The solution you have written is good in that it solves the problem and correctly uses recursion (probably eliminating 90% of the competition). I had some spare time today, so I've written an alternative solution that demonstrates some of the things I just mentioned. It is by no means, "the answer", just one of many possible solutions.

class Program
{
    static void Main()
    {
        var input = new[,]
        {
            {0, 1, 0, 0, 0},
            {0, 0, 1, 1, 0},
            {0, 0, 0, 0, 0},
            {0, 1, 1, 0, 0}
        };

        var locator = new ClustersLocator<int>(1);
        var clusters = locator.LocateClusters(input);

        foreach (var cluster in clusters)
            Console.WriteLine(cluster);

        Console.ReadKey();
    }
}

Coord

A 2D coordinate (struct) used by Matrix and Cluster.

public struct Coord : IEquatable<Coord>
{
    public Coord(int n, int m) : this()
    {
        N = n;
        M = m;
    }

    public int N { get; private set; }
    public int M { get; private set; }

    #region ToString() and Equals()
}

Cluster

A list of Coords that is equal to another Cluster if it has the same Coords.

public class Cluster
{
    public Cluster(IEnumerable<Coord> coords)
    {
        if (coords == null)
            throw new ArgumentNullException("coords");

        Coords = coords;
    }

    public IEnumerable<Coord> Coords { get; private set; }

    // Override Equals() and GetHashCode() to compare Coords
    #region Equals() and ToString()
}

Matrix

A 2D matrix of generic values. Implements IEnumerable<Coord> to allow for easy enumeration of all coordinates. Contains helper methods for getting adjacent coordinates.
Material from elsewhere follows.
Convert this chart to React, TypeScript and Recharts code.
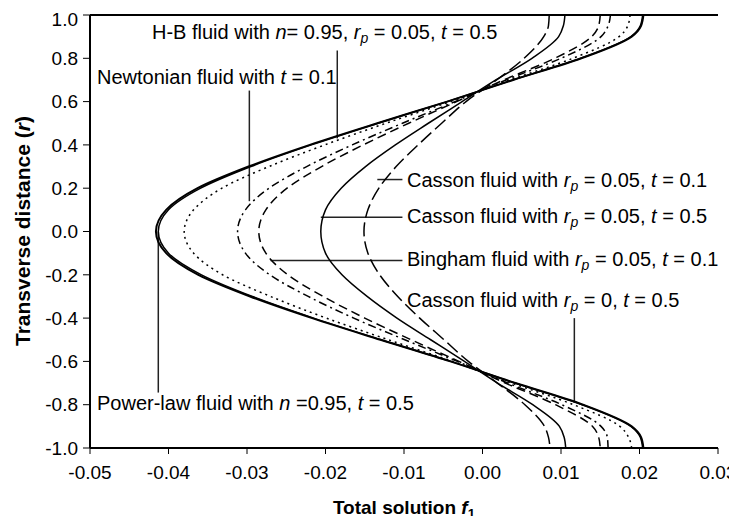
import { LineChart, Line, XAxis, YAxis, ReferenceLine } from "recharts"

const FONT = "'Liberation Sans', Arial, sans-serif"

// transverse distance r, top to bottom
const rValues = [1, 0.95, 0.9, 0.8, 0.7, 0.6, 0.5, 0.4, 0.3, 0.2, 0.1, 0, -0.1, -0.2, -0.3, -0.4, -0.5, -0.6, -0.7, -0.8, -0.9, -0.95, -1]

// total solution f1, one value per r
const powerLaw = [0.0205, 0.0202, 0.019, 0.0126, 0.0039, -0.0045, -0.0134, -0.022, -0.0298, -0.0363, -0.0403, -0.0416, -0.0403, -0.0362, -0.0296, -0.0217, -0.013, -0.0041, 0.0042, 0.0128, 0.019, 0.0202, 0.0205]
const cassonR0 = [0.0204, 0.0201, 0.0189, 0.0125, 0.0038, -0.0045, -0.0133, -0.0218, -0.0295, -0.0359, -0.04, -0.0413, -0.04, -0.0358, -0.0293, -0.0215, -0.0129, -0.004, 0.0041, 0.0127, 0.0189, 0.0201, 0.0204]
const hbFluid = [0.0188, 0.0185, 0.0174, 0.0115, 0.0035, -0.0041, -0.0123, -0.0201, -0.0272, -0.0332, -0.0368, -0.038, -0.0368, -0.0331, -0.027, -0.0199, -0.012, -0.0038, 0.0037, 0.0116, 0.0175, 0.0186, 0.019]
const newtonian = [0.0163, 0.016, 0.0151, 0.01, 0.003, -0.0035, -0.0102, -0.0166, -0.0224, -0.0272, -0.0302, -0.0312, -0.0302, -0.0271, -0.0222, -0.0164, -0.0099, -0.0032, 0.0032, 0.0101, 0.0151, 0.0159, 0.016]
const bingham = [0.015, 0.0148, 0.0139, 0.0092, 0.0027, -0.0033, -0.0094, -0.0152, -0.0205, -0.0249, -0.0276, -0.0285, -0.0276, -0.0248, -0.0203, -0.015, -0.0091, -0.003, 0.0029, 0.0093, 0.014, 0.0148, 0.015]
const cassonT05 = [0.0105, 0.0103, 0.0097, 0.0063, 0.0017, -0.0026, -0.0069, -0.0111, -0.0149, -0.018, -0.02, -0.0206, -0.02, -0.0179, -0.0147, -0.0109, -0.0066, -0.0023, 0.0019, 0.0064, 0.0098, 0.0104, 0.0106]
const cassonT01 = [0.0085, 0.0084, 0.0078, 0.0053, 0.0018, -0.0021, -0.0052, -0.0082, -0.011, -0.0132, -0.0146, -0.0151, -0.0146, -0.0131, -0.0108, -0.008, -0.0049, -0.0018, 0.0019, 0.0054, 0.0079, 0.0084, 0.0086]

const xTicks = [-0.05, -0.04, -0.03, -0.02, -0.01, 0, 0.01, 0.02, 0.03]
const yTicks = [-1, -0.8, -0.6, -0.4, -0.2, 0, 0.2, 0.4, 0.6, 0.8, 1]

// leader lines from the notes to the curves, in data units
const pointers = [
  [{ x: -0.0185, y: 0.836 }, { x: -0.0185, y: 0.43 }],
  [{ x: -0.0297, y: 0.651 }, { x: -0.0297, y: 0.14 }],
  [{ x: -0.0134, y: 0.24 }, { x: -0.0102, y: 0.24 }],
  [{ x: -0.0206, y: 0.066 }, { x: -0.0102, y: 0.066 }],
  [{ x: -0.027, y: -0.134 }, { x: -0.0102, y: -0.134 }],
  [{ x: 0.0117, y: -0.4 }, { x: 0.0117, y: -0.79 }],
  [{ x: -0.0413, y: 0 }, { x: -0.0413, y: -0.744 }],
]

const data = rValues.map((r, i) => ({
  r,
  powerLaw: powerLaw[i],
  cassonR0: cassonR0[i],
  hbFluid: hbFluid[i],
  newtonian: newtonian[i],
  bingham: bingham[i],
  cassonT05: cassonT05[i],
  cassonT01: cassonT01[i],
}))

const Note = ({ left, top, children }: { left: number; top: number; children: any }) => (
  <div style={{ position: "absolute", left, top, fontSize: 20, lineHeight: "20px", whiteSpace: "nowrap", fontFamily: FONT, color: "#000" }}>
    {children}
  </div>
)

const Sub = ({ children }: { children: any }) => (
  <sub style={{ fontSize: "0.7em", verticalAlign: "-0.3em", lineHeight: 0 }}>{children}</sub>
)

const rp = <><i>r</i><Sub><i>p</i></Sub></>

export default function App() {
  return (
    <div style={{ position: "relative", width: 729, height: 508, fontFamily: FONT }}>
      <LineChart width={729} height={508} data={data} layout="vertical" margin={{ top: 7, right: 19, left: 20, bottom: 28 }} style={{ overflow: "visible" }}>
        <XAxis
          type="number"
          domain={[-0.05, 0.03]}
          ticks={xTicks}
          allowDataOverflow
          tickFormatter={(v: number) => v.toFixed(2)}
          tick={{ fill: "#000", fontSize: 19, fontFamily: FONT }}
          tickSize={6}
          tickMargin={12}
          height={40}
          axisLine={{ stroke: "#000", strokeWidth: 2 }}
          tickLine={{ stroke: "#000" }}
        />
        <YAxis
          type="number"
          dataKey="r"
          domain={[-1, 1]}
          ticks={yTicks}
          reversed
          allowDataOverflow
          tickFormatter={(v: number) => v.toFixed(1)}
          tick={{ fill: "#000", fontSize: 19, fontFamily: FONT }}
          tickSize={7}
          tickMargin={5}
          width={62}
          axisLine={{ stroke: "#000", strokeWidth: 2 }}
          tickLine={{ stroke: "#000" }}
        />
        <ReferenceLine y={1} stroke="#000" strokeWidth={2} />
        {pointers.map((seg, i) => (
          <ReferenceLine key={i} segment={seg} stroke="#222" strokeWidth={1.5} />
        ))}
        <Line type="monotone" dataKey="powerLaw" stroke="#000" strokeWidth={2} dot={false} isAnimationActive={false} />
        <Line type="monotone" dataKey="cassonR0" stroke="#000" strokeWidth={1.5} dot={false} isAnimationActive={false} />
        <Line type="monotone" dataKey="hbFluid" stroke="#000" strokeWidth={1.5} strokeDasharray="2 4" dot={false} isAnimationActive={false} />
        <Line type="monotone" dataKey="newtonian" stroke="#000" strokeWidth={1.5} strokeDasharray="8 4 2 4" dot={false} isAnimationActive={false} />
        <Line type="monotone" dataKey="bingham" stroke="#000" strokeWidth={1.5} strokeDasharray="9 5" dot={false} isAnimationActive={false} />
        <Line type="monotone" dataKey="cassonT05" stroke="#000" strokeWidth={1.5} dot={false} isAnimationActive={false} />
        <Line type="monotone" dataKey="cassonT01" stroke="#000" strokeWidth={1.5} strokeDasharray="14 5" dot={false} isAnimationActive={false} />
      </LineChart>

      <Note left={144} top={14}>H-B fluid with <i>n</i>= 0.95, {rp} = 0.05, <i>t</i> = 0.5</Note>
      <Note left={89} top={59}>Newtonian fluid with <i>t</i> = 0.1</Note>
      <Note left={399} top={162}>Casson fluid with {rp} = 0.05, <i>t</i> = 0.1</Note>
      <Note left={399} top={198}>Casson fluid with {rp} = 0.05, <i>t</i> = 0.5</Note>
      <Note left={399} top={241}>Bingham fluid with {rp} = 0.05, <i>t</i> = 0.1</Note>
      <Note left={399} top={282}>Casson fluid with {rp} = 0, <i>t</i> = 0.5</Note>
      <Note left={89} top={385}>Power-law fluid with <i>n</i> =0.95, <i>t</i> = 0.5</Note>

      <div style={{ position: "absolute", left: 15, top: 223, transform: "translate(-50%, -50%) rotate(-90deg)", fontSize: 21, fontWeight: "bold", whiteSpace: "nowrap" }}>
        Transverse distance (<i>r</i>)
      </div>
      <div style={{ position: "absolute", left: 396, top: 500, transform: "translate(-50%, -50%)", fontSize: 19, fontWeight: "bold", whiteSpace: "nowrap" }}>
        Total solution <i>f</i><Sub>1</Sub>
      </div>
    </div>
  )
}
internal class Matrix<T> : IEnumerable<Coord>
{
    private readonly T[,] _values;

    public Matrix(T[,] values)
    {
        _values = values;
    }

    public Matrix(int rows, int columns)
    {
        _values = new T[rows, columns];
    }

    public T this[Coord coord]
    {
        get { return _values[coord.N, coord.M]; }
        set { _values[coord.N, coord.M] = value; }
    }

    public int Rows { get { return _values.GetLength(0); } }
    public int Columns { get { return _values.GetLength(1); } }

    public IEnumerator<Coord> GetEnumerator()
    {
        for (var n = 0; n < Rows; n++)
            for (var m = 0; m < Columns; m++)
                yield return new Coord(n, m);
    }

    IEnumerator IEnumerable.GetEnumerator()
    {
        return GetEnumerator();
    }

    public IEnumerable<Coord> GetEqualAdjacentCoords(Coord coord)
    {
        return GetAdjacentCoords(coord)
            .Where(a => this[a].Equals(this[coord]));
    }

    public IEnumerable<Coord> GetAdjacentCoords(Coord coord)
    {
        var adjacent = new[]
        {
            new Coord(coord.N - 1, coord.M + 1),
            new Coord(coord.N - 1, coord.M),
            new Coord(coord.N - 1, coord.M - 1),
            new Coord(coord.N + 1, coord.M + 1),
            new Coord(coord.N + 1, coord.M),
            new Coord(coord.N + 1, coord.M - 1),
            new Coord(coord.N, coord.M + 1),
            new Coord(coord.N, coord.M - 1)
        };

        return adjacent.Where(InRange);
    }

    public bool InRange(Coord coord)
    {
        return coord.N >= 0 && coord.N < Rows
            && coord.M >= 0 && coord.M < Columns;
    }
}

ClusterLocator

The main algorithm. Also generic, and can locate clusters of any value.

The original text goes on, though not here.